This test shows that the horseshoe.wrotethebook.com and the wrotethebook.com values stored in the local-host-names file are added to class $=w. It also shows that several other values are stored in this array. These values are all of the hostnames, hostname aliases, and IP addresses assigned to this host that sendmail discovered by probing the various network interfaces. The hostnames associated with the interface addresses are obtained from both the /etc/hosts file and from DNS.[5]

Note

Limit the interface probing done by sendmail by adding the following define to the sendmail configuration:

define(`confDONT_PROBE_INTERFACES', `true')

Note

When this define is used, only the hostnames assigned to the system in the /etc/hosts file and in DNS, and the system’s primary IP address are used as starting values for class $=w. This define is not used when you want to accept mail addressed to any of your server’s interfaces as local mail. However, the confDONT_PROBE_INTERFACES define is very useful when probing the interfaces gives sendmail erroneous information or when a large number of virtual interfaces are used.

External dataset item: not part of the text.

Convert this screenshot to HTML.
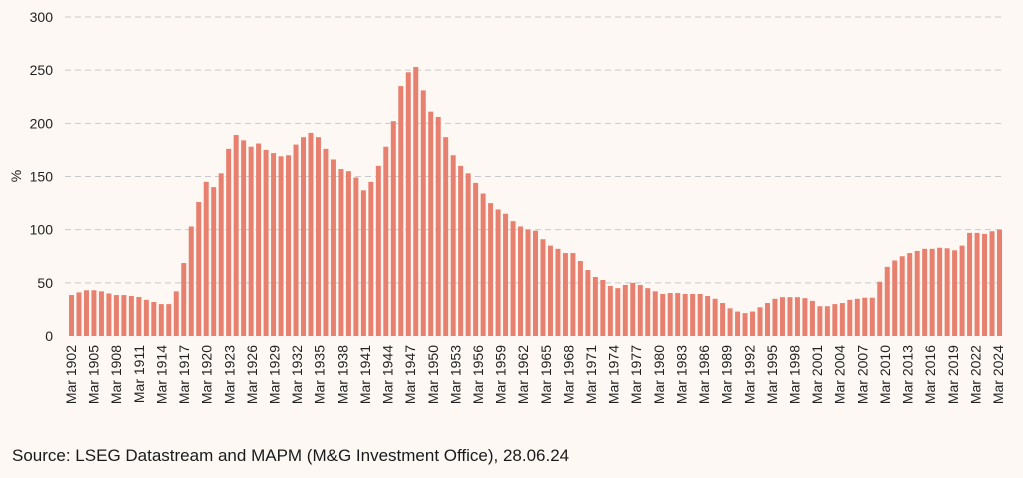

Mail addressed to any hostname defined in class $=w is delivered by the local mailer. The $=w output shown above tells us that this system will deliver mail addressed to chef, localhost, horseshoe, or wrotethebook.com using the local mailer. A second test, this time using sendmail -bv, verifies this:

# hostname
chef
# sendmail -bv alana@crab.wrotethebook.com
alana@crab.wrotethebook.com... deliverable: mailer esmtp, host crab.wrotethebook.com.
, user alana@crab.wrotethebook.com
# sendmail -bv payton@horseshoe.wrotethebook.com
payton@horseshoe.wrotethebook.com... deliverable: mailer local, user payton

The hostname command shows that the local host is chef to illustrate that none of this mail is actually addressed to the local host. The sendmail -bv command verifies a delivery address and shows the mailer that will be used to deliver the mail. The first -bv test shows that mail addresses to crab will be delivered over the network using the esmtp mailer. This is just what you would expect because crab is an external system. Yet the second -bv test shows that mail addressed to horseshoe, another external system, will be delivered using the local mailer. Mail addressed to horseshoe is treated as if it were addressed to chef. This is because horseshoe is defined in the local-host-names file, and the configuration uses the use_cw_file feature to add hostnames from that file to class $=w. This test shows that the system is properly configured to handle mail addressed to horseshoe as if it were local mail.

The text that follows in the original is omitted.